:: Recorded information ::
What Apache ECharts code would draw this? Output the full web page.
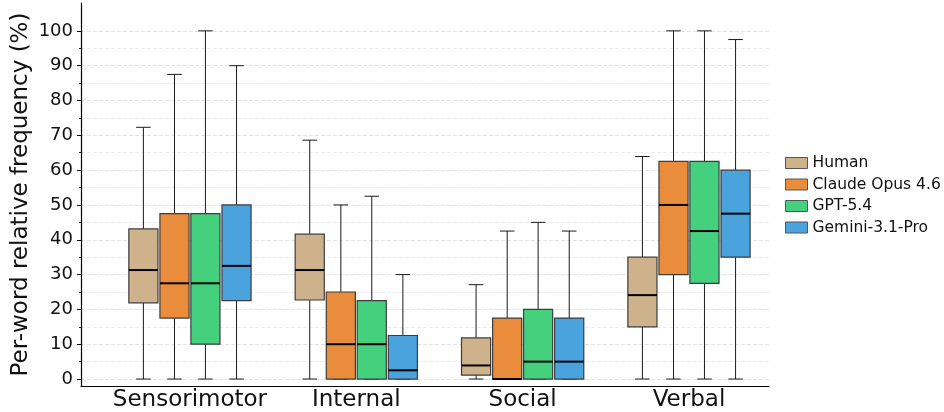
<!DOCTYPE html>
<html>
<head>
<meta charset="utf-8">
<script src="https://cdn.jsdelivr.net/npm/echarts@6/dist/echarts.min.js"></script>
<style>
html,body{margin:0;padding:0;background:#fff;}
#chart{width:944px;height:412px;}
</style>
</head>
<body>
<div id="chart"></div>
<script>
// ---- data ----
const categories = ['Sensorimotor', 'Internal', 'Social', 'Verbal'];
const seriesNames = ['Human', 'Claude Opus 4.6', 'GPT-5.4', 'Gemini-3.1-Pro'];
// each row: [min, q1, median, q3, max] per category
const humanStats  = [[0, 21.9, 31.3, 43.1, 72.3], [0, 22.7, 31.3, 41.6, 68.6], [0, 1.1, 3.9, 11.8, 27.1], [0, 15.0, 24.1, 35.0, 63.9]];
const claudeStats = [[0, 17.5, 27.5, 47.5, 87.5], [0, 0, 10.0, 25.0, 50.0], [0, 0, 0, 17.5, 42.5], [0, 30.0, 50.0, 62.5, 100]];
const gptStats    = [[0, 10.0, 27.5, 47.5, 100], [0, 0, 10.0, 22.5, 52.5], [0, 0, 5.0, 20.0, 45.0], [0, 27.5, 42.5, 62.5, 100]];
const geminiStats = [[0, 22.5, 32.5, 50.0, 90.0], [0, 0, 2.5, 12.5, 30.0], [0, 0, 5.0, 17.5, 42.5], [0, 35.0, 47.5, 60.0, 97.5]];
const yTickValues = [0, 10, 20, 30, 40, 50, 60, 70, 80, 90, 100];

// ---- style / layout ----
const allStats = [humanStats, claudeStats, gptStats, geminiStats];
const colors = ['#CEB28B', '#E98C3C', '#45D07E', '#4BA3DD'];
const offsets = [-0.28, -0.093, 0.093, 0.28];
const BOX_W = 0.175;
const FONT = 'DejaVu Sans';

const Y_MIN = -2, Y_MAX = 108;
const plotTop = 3, plotBottomPx = 386, H = 412;
const ppu = (plotBottomPx - plotTop) / (Y_MAX - Y_MIN);
const gridLeft = 81, gridRight = 175;

function makeRender(idx) {
  return function (params, api) {
    const x = api.value(0);
    const mn = api.value(1), q1 = api.value(2), md = api.value(3), q3 = api.value(4), mx = api.value(5);
    const unit = api.size([1, 0])[0];
    const cx = api.coord([x, 0])[0] + offsets[idx] * unit;
    const bw = BOX_W * unit;
    const cw = bw / 2;
    const y = v => api.coord([x, v])[1];
    const lineStyle = { stroke: '#1a1a1a', lineWidth: 1 };
    return {
      type: 'group',
      children: [
        { type: 'line', shape: { x1: cx, y1: y(mn), x2: cx, y2: y(q1) }, style: lineStyle },
        { type: 'line', shape: { x1: cx, y1: y(q3), x2: cx, y2: y(mx) }, style: lineStyle },
        { type: 'line', shape: { x1: cx - cw / 2, y1: y(mn), x2: cx + cw / 2, y2: y(mn) }, style: lineStyle },
        { type: 'line', shape: { x1: cx - cw / 2, y1: y(mx), x2: cx + cw / 2, y2: y(mx) }, style: lineStyle },
        { type: 'rect', shape: { x: cx - bw / 2, y: y(q3), width: bw, height: y(q1) - y(q3) },
          style: { fill: colors[idx], stroke: '#3d3d3d', lineWidth: 1.2 } },
        { type: 'line', shape: { x1: cx - bw / 2, y1: y(md), x2: cx + bw / 2, y2: y(md) },
          style: { stroke: '#000', lineWidth: 2 } }
      ]
    };
  };
}

const series = seriesNames.map((name, idx) => ({
  name: name,
  type: 'custom',
  xAxisIndex: 0,
  yAxisIndex: 0,
  renderItem: makeRender(idx),
  itemStyle: { color: colors[idx], borderColor: '#555', borderWidth: 1 },
  encode: { x: 0, y: [1, 2, 3, 4, 5] },
  data: allStats[idx].map((s, ci) => [ci].concat(s)),
  z: 3
}));

const chart = echarts.init(document.getElementById('chart'), null, { renderer: 'canvas' });
chart.setOption({
  animation: false,
  backgroundColor: '#fff',
  textStyle: { fontFamily: FONT },
  grid: [
    { left: gridLeft, right: gridRight, top: plotTop, bottom: H - plotBottomPx },
    { left: gridLeft, right: gridRight,
      top: plotTop + (Y_MAX - 100) * ppu,
      bottom: (H - plotBottomPx) + (0 - Y_MIN) * ppu }
  ],
  legend: {
    orient: 'vertical',
    left: 785,
    top: 155,
    padding: 0,
    itemWidth: 22,
    itemHeight: 11,
    itemGap: 5.5,
    icon: 'rect',
    textStyle: { fontFamily: FONT, fontSize: 15.5, color: '#111' },
    data: seriesNames.map((n, i) => ({ name: n, itemStyle: { color: colors[i], borderColor: '#555', borderWidth: 1 } }))
  },
  xAxis: [
    {
      type: 'value', gridIndex: 0,
      min: -0.655, max: 3.481, splitNumber: 4,
      axisLine: { show: true, onZero: false, lineStyle: { color: '#000', width: 1.2 } },
      axisTick: { show: false },
      splitLine: { show: false },
      axisLabel: {
        customValues: categories.map((c, i) => i),
        formatter: v => {
          const r = Math.round(v);
          return Math.abs(v - r) < 1e-6 && categories[r] !== undefined ? categories[r] : '';
        },
        fontFamily: FONT, fontSize: 23, color: '#111', margin: 3
      }
    },
    {
      type: 'value', gridIndex: 1, min: 0, max: 1, show: false
    }
  ],
  yAxis: [
    {
      type: 'value', gridIndex: 0,
      min: Y_MIN, max: Y_MAX,
      name: 'Per-word relative frequency (%)',
      nameLocation: 'middle',
      nameGap: 48,
      nameTextStyle: { fontFamily: FONT, fontSize: 23, color: '#111' },
      axisLine: { show: true, onZero: false, lineStyle: { color: '#000', width: 1.2 } },
      axisTick: { show: false },
      axisLabel: { show: false },
      splitLine: { show: false }
    },
    {
      type: 'value', gridIndex: 1,
      min: 0, max: 100, interval: 10,
      axisLine: { show: false },
      axisTick: { show: true, length: 4, lineStyle: { color: '#000', width: 1 } },
      minorTick: { show: true, splitNumber: 2, length: 2, lineStyle: { color: '#000', width: 0.8 } },
      axisLabel: {
        customValues: yTickValues,
        fontFamily: FONT, fontSize: 18, color: '#111', margin: 8
      },
      splitLine: { show: true, lineStyle: { color: '#dcdcdc', type: [4, 2], width: 0.8 } },
      minorSplitLine: { show: true, lineStyle: { color: '#e6e6e6', type: [4, 2], width: 0.8 } }
    }
  ],
  series: series
});
</script>
</body>
</html>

:: Problem requirements ::
Skip the pictures, then retype every line above exactly.

:: Answer to the exercise ::
What Apache ECharts code would draw this? Output the full web page.
<!DOCTYPE html>
<html>
<head>
<meta charset="utf-8">
<script src="https://cdn.jsdelivr.net/npm/echarts@6/dist/echarts.min.js"></script>
<style>
html,body{margin:0;padding:0;background:#fff;}
#chart{width:944px;height:412px;}
</style>
</head>
<body>
<div id="chart"></div>
<script>
// ---- data ----
const categories = ['Sensorimotor', 'Internal', 'Social', 'Verbal'];
const seriesNames = ['Human', 'Claude Opus 4.6', 'GPT-5.4', 'Gemini-3.1-Pro'];
// each row: [min, q1, median, q3, max] per category
const humanStats  = [[0, 21.9, 31.3, 43.1, 72.3], [0, 22.7, 31.3, 41.6, 68.6], [0, 1.1, 3.9, 11.8, 27.1], [0, 15.0, 24.1, 35.0, 63.9]];
const claudeStats = [[0, 17.5, 27.5, 47.5, 87.5], [0, 0, 10.0, 25.0, 50.0], [0, 0, 0, 17.5, 42.5], [0, 30.0, 50.0, 62.5, 100]];
const gptStats    = [[0, 10.0, 27.5, 47.5, 100], [0, 0, 10.0, 22.5, 52.5], [0, 0, 5.0, 20.0, 45.0], [0, 27.5, 42.5, 62.5, 100]];
const geminiStats = [[0, 22.5, 32.5, 50.0, 90.0], [0, 0, 2.5, 12.5, 30.0], [0, 0, 5.0, 17.5, 42.5], [0, 35.0, 47.5, 60.0, 97.5]];
const yTickValues = [0, 10, 20, 30, 40, 50, 60, 70, 80, 90, 100];

// ---- style / layout ----
const allStats = [humanStats, claudeStats, gptStats, geminiStats];
const colors = ['#CEB28B', '#E98C3C', '#45D07E', '#4BA3DD'];
const offsets = [-0.28, -0.093, 0.093, 0.28];
const BOX_W = 0.175;
const FONT = 'DejaVu Sans';

const Y_MIN = -2, Y_MAX = 108;
const plotTop = 3, plotBottomPx = 386, H = 412;
const ppu = (plotBottomPx - plotTop) / (Y_MAX - Y_MIN);
const gridLeft = 81, gridRight = 175;

function makeRender(idx) {
  return function (params, api) {
    const x = api.value(0);
    const mn = api.value(1), q1 = api.value(2), md = api.value(3), q3 = api.value(4), mx = api.value(5);
    const unit = api.size([1, 0])[0];
    const cx = api.coord([x, 0])[0] + offsets[idx] * unit;
    const bw = BOX_W * unit;
    const cw = bw / 2;
    const y = v => api.coord([x, v])[1];
    const lineStyle = { stroke: '#1a1a1a', lineWidth: 1 };
    return {
      type: 'group',
      children: [
        { type: 'line', shape: { x1: cx, y1: y(mn), x2: cx, y2: y(q1) }, style: lineStyle },
        { type: 'line', shape: { x1: cx, y1: y(q3), x2: cx, y2: y(mx) }, style: lineStyle },
        { type: 'line', shape: { x1: cx - cw / 2, y1: y(mn), x2: cx + cw / 2, y2: y(mn) }, style: lineStyle },
        { type: 'line', shape: { x1: cx - cw / 2, y1: y(mx), x2: cx + cw / 2, y2: y(mx) }, style: lineStyle },
        { type: 'rect', shape: { x: cx - bw / 2, y: y(q3), width: bw, height: y(q1) - y(q3) },
          style: { fill: colors[idx], stroke: '#3d3d3d', lineWidth: 1.2 } },
        { type: 'line', shape: { x1: cx - bw / 2, y1: y(md), x2: cx + bw / 2, y2: y(md) },
          style: { stroke: '#000', lineWidth: 2 } }
      ]
    };
  };
}

const series = seriesNames.map((name, idx) => ({
  name: name,
  type: 'custom',
  xAxisIndex: 0,
  yAxisIndex: 0,
  renderItem: makeRender(idx),
  itemStyle: { color: colors[idx], borderColor: '#555', borderWidth: 1 },
  encode: { x: 0, y: [1, 2, 3, 4, 5] },
  data: allStats[idx].map((s, ci) => [ci].concat(s)),
  z: 3
}));

const chart = echarts.init(document.getElementById('chart'), null, { renderer: 'canvas' });
chart.setOption({
  animation: false,
  backgroundColor: '#fff',
  textStyle: { fontFamily: FONT },
  grid: [
    { left: gridLeft, right: gridRight, top: plotTop, bottom: H - plotBottomPx },
    { left: gridLeft, right: gridRight,
      top: plotTop + (Y_MAX - 100) * ppu,
      bottom: (H - plotBottomPx) + (0 - Y_MIN) * ppu }
  ],
  legend: {
    orient: 'vertical',
    left: 785,
    top: 155,
    padding: 0,
    itemWidth: 22,
    itemHeight: 11,
    itemGap: 5.5,
    icon: 'rect',
    textStyle: { fontFamily: FONT, fontSize: 15.5, color: '#111' },
    data: seriesNames.map((n, i) => ({ name: n, itemStyle: { color: colors[i], borderColor: '#555', borderWidth: 1 } }))
  },
  xAxis: [
    {
      type: 'value', gridIndex: 0,
      min: -0.655, max: 3.481, splitNumber: 4,
      axisLine: { show: true, onZero: false, lineStyle: { color: '#000', width: 1.2 } },
      axisTick: { show: false },
      splitLine: { show: false },
      axisLabel: {
        customValues: categories.map((c, i) => i),
        formatter: v => {
          const r = Math.round(v);
          return Math.abs(v - r) < 1e-6 && categories[r] !== undefined ? categories[r] : '';
        },
        fontFamily: FONT, fontSize: 23, color: '#111', margin: 3
      }
    },
    {
      type: 'value', gridIndex: 1, min: 0, max: 1, show: false
    }
  ],
  yAxis: [
    {
      type: 'value', gridIndex: 0,
      min: Y_MIN, max: Y_MAX,
      name: 'Per-word relative frequency (%)',
      nameLocation: 'middle',
      nameGap: 48,
      nameTextStyle: { fontFamily: FONT, fontSize: 23, color: '#111' },
      axisLine: { show: true, onZero: false, lineStyle: { color: '#000', width: 1.2 } },
      axisTick: { show: false },
      axisLabel: { show: false },
      splitLine: { show: false }
    },
    {
      type: 'value', gridIndex: 1,
      min: 0, max: 100, interval: 10,
      axisLine: { show: false },
      axisTick: { show: true, length: 4, lineStyle: { color: '#000', width: 1 } },
      minorTick: { show: true, splitNumber: 2, length: 2, lineStyle: { color: '#000', width: 0.8 } },
      axisLabel: {
        customValues: yTickValues,
        fontFamily: FONT, fontSize: 18, color: '#111', margin: 8
      },
      splitLine: { show: true, lineStyle: { color: '#dcdcdc', type: [4, 2], width: 0.8 } },
      minorSplitLine: { show: true, lineStyle: { color: '#e6e6e6', type: [4, 2], width: 0.8 } }
    }
  ],
  series: series
});
</script>
</body>
</html>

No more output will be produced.